It is required that the lines from the top of the listing through the line with "const yTicks = [0,20,40,60,80,100,120,140];" be reproduced exactly, excluding pictures.
[start]
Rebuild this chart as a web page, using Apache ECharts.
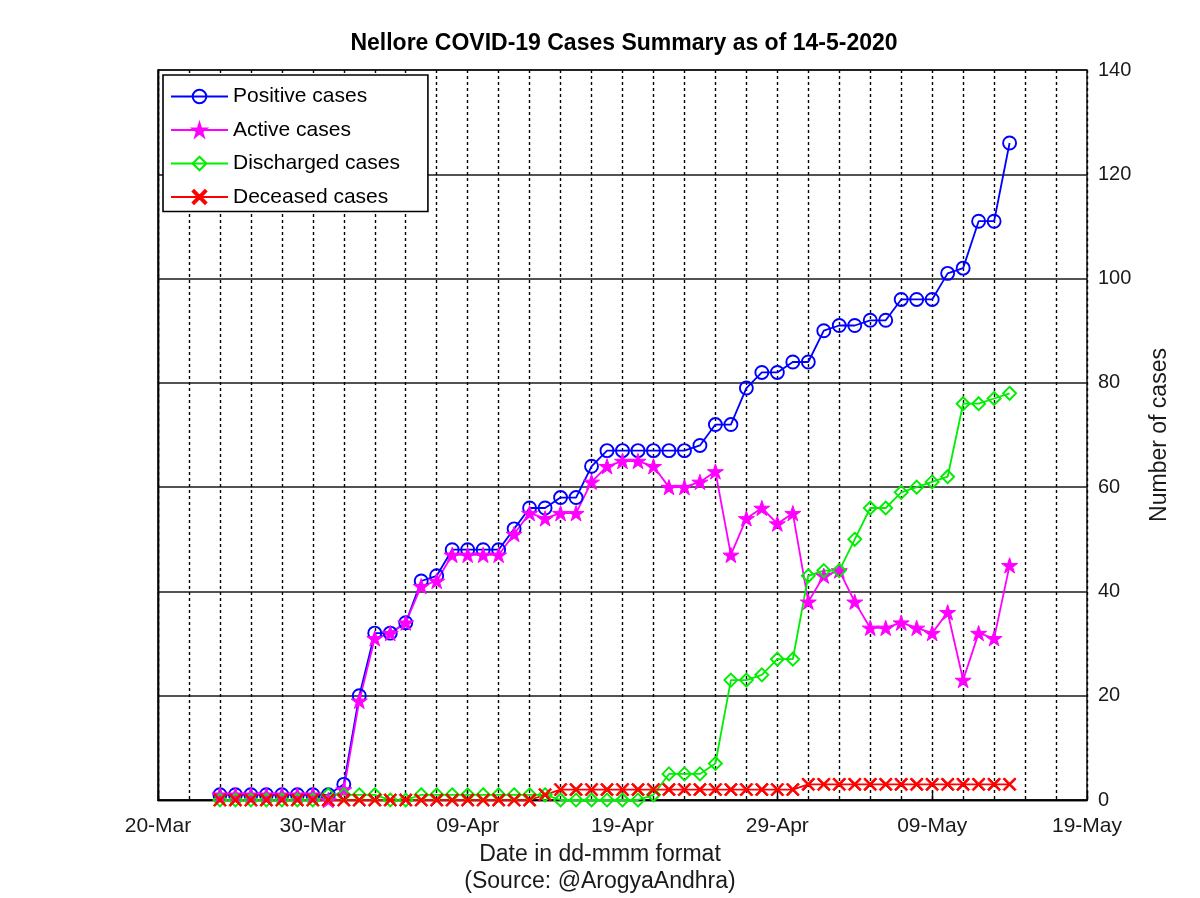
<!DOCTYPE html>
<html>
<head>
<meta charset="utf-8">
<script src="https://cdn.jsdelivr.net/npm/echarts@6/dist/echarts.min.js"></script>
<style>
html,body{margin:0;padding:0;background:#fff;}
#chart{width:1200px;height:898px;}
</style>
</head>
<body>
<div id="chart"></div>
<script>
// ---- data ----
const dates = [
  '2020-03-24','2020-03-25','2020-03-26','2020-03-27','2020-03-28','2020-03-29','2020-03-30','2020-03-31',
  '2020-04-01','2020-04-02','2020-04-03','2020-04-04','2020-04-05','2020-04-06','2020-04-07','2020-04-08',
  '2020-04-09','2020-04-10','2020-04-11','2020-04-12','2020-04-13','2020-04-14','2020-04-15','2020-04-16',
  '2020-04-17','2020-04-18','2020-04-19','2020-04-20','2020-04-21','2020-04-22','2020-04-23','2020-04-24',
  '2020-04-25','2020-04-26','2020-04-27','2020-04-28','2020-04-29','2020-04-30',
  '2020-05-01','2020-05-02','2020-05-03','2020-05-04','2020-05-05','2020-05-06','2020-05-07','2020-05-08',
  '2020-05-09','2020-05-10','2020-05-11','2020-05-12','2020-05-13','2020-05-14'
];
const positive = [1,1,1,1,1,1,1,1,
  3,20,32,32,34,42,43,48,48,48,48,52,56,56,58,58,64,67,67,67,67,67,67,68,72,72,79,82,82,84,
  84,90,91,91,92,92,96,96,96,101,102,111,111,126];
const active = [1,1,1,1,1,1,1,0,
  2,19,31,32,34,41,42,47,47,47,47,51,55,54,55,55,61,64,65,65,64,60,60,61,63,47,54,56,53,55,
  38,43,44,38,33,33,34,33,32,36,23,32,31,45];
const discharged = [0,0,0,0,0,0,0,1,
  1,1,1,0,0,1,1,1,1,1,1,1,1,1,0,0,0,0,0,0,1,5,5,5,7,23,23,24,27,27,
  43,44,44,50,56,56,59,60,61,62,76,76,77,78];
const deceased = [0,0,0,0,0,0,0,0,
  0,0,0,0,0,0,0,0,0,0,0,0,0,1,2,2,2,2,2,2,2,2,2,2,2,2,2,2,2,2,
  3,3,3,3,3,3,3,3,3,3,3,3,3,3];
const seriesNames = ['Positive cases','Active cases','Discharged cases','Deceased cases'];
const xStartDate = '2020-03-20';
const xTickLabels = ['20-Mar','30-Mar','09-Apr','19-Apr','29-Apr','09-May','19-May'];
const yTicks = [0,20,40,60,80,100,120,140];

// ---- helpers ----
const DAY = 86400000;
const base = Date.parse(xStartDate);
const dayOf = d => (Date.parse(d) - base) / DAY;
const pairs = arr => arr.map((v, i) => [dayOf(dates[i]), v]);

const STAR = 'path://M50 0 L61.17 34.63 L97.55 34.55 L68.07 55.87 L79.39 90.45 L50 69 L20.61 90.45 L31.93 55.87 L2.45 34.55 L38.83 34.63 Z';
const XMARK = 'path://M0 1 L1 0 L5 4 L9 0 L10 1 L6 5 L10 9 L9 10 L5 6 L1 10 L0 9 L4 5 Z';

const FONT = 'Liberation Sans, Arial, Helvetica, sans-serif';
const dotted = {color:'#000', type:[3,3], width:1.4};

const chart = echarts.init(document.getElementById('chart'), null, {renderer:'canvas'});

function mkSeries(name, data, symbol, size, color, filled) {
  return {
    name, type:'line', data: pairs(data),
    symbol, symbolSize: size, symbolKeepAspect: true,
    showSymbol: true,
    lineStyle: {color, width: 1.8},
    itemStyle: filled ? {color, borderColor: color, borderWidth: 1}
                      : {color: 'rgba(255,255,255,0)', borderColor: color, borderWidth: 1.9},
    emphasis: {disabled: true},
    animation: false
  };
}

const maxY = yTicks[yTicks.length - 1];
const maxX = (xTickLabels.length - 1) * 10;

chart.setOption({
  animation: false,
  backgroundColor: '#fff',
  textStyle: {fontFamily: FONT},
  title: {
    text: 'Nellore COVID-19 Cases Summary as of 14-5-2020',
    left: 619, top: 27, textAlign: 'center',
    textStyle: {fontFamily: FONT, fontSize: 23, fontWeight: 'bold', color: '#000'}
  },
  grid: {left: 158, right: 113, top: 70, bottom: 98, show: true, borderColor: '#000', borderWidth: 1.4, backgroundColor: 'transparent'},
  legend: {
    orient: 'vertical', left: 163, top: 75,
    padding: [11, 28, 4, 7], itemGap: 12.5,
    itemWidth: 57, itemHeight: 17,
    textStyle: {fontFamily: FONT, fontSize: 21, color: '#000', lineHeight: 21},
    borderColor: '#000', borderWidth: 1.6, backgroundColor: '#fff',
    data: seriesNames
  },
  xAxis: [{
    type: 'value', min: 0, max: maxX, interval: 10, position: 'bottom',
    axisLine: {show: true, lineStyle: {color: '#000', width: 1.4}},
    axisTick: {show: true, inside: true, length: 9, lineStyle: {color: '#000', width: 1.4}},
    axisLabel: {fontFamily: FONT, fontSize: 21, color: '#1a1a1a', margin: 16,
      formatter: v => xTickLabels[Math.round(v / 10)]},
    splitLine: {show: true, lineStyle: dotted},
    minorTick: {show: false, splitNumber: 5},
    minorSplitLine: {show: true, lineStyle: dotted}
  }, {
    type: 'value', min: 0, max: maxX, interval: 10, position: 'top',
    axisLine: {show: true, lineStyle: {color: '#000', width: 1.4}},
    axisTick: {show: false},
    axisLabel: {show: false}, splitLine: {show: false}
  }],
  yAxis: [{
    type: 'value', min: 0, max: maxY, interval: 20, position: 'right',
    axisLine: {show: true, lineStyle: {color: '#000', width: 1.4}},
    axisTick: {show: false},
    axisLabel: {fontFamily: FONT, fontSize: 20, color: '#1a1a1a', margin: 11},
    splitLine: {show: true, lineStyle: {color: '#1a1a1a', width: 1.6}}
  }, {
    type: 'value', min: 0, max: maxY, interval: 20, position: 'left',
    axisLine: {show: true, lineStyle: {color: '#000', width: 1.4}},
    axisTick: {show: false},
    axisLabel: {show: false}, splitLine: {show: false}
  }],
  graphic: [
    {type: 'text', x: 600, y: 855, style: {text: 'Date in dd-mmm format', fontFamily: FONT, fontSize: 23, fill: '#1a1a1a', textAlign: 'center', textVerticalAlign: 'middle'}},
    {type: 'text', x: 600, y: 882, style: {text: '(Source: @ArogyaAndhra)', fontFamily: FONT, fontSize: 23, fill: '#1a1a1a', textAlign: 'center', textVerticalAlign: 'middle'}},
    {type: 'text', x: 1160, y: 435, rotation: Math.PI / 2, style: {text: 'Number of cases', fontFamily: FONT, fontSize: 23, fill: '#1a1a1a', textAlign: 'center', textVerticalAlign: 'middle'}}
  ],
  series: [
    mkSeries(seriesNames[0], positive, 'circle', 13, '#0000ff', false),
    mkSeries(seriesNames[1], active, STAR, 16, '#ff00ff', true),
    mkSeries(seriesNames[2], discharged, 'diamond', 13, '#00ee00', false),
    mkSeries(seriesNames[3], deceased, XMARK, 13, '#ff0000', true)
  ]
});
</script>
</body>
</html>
[end]
[RESPONSE]
Rebuild this chart as a web page, using Apache ECharts.
<!DOCTYPE html>
<html>
<head>
<meta charset="utf-8">
<script src="https://cdn.jsdelivr.net/npm/echarts@6/dist/echarts.min.js"></script>
<style>
html,body{margin:0;padding:0;background:#fff;}
#chart{width:1200px;height:898px;}
</style>
</head>
<body>
<div id="chart"></div>
<script>
// ---- data ----
const dates = [
  '2020-03-24','2020-03-25','2020-03-26','2020-03-27','2020-03-28','2020-03-29','2020-03-30','2020-03-31',
  '2020-04-01','2020-04-02','2020-04-03','2020-04-04','2020-04-05','2020-04-06','2020-04-07','2020-04-08',
  '2020-04-09','2020-04-10','2020-04-11','2020-04-12','2020-04-13','2020-04-14','2020-04-15','2020-04-16',
  '2020-04-17','2020-04-18','2020-04-19','2020-04-20','2020-04-21','2020-04-22','2020-04-23','2020-04-24',
  '2020-04-25','2020-04-26','2020-04-27','2020-04-28','2020-04-29','2020-04-30',
  '2020-05-01','2020-05-02','2020-05-03','2020-05-04','2020-05-05','2020-05-06','2020-05-07','2020-05-08',
  '2020-05-09','2020-05-10','2020-05-11','2020-05-12','2020-05-13','2020-05-14'
];
const positive = [1,1,1,1,1,1,1,1,
  3,20,32,32,34,42,43,48,48,48,48,52,56,56,58,58,64,67,67,67,67,67,67,68,72,72,79,82,82,84,
  84,90,91,91,92,92,96,96,96,101,102,111,111,126];
const active = [1,1,1,1,1,1,1,0,
  2,19,31,32,34,41,42,47,47,47,47,51,55,54,55,55,61,64,65,65,64,60,60,61,63,47,54,56,53,55,
  38,43,44,38,33,33,34,33,32,36,23,32,31,45];
const discharged = [0,0,0,0,0,0,0,1,
  1,1,1,0,0,1,1,1,1,1,1,1,1,1,0,0,0,0,0,0,1,5,5,5,7,23,23,24,27,27,
  43,44,44,50,56,56,59,60,61,62,76,76,77,78];
const deceased = [0,0,0,0,0,0,0,0,
  0,0,0,0,0,0,0,0,0,0,0,0,0,1,2,2,2,2,2,2,2,2,2,2,2,2,2,2,2,2,
  3,3,3,3,3,3,3,3,3,3,3,3,3,3];
const seriesNames = ['Positive cases','Active cases','Discharged cases','Deceased cases'];
const xStartDate = '2020-03-20';
const xTickLabels = ['20-Mar','30-Mar','09-Apr','19-Apr','29-Apr','09-May','19-May'];
const yTicks = [0,20,40,60,80,100,120,140];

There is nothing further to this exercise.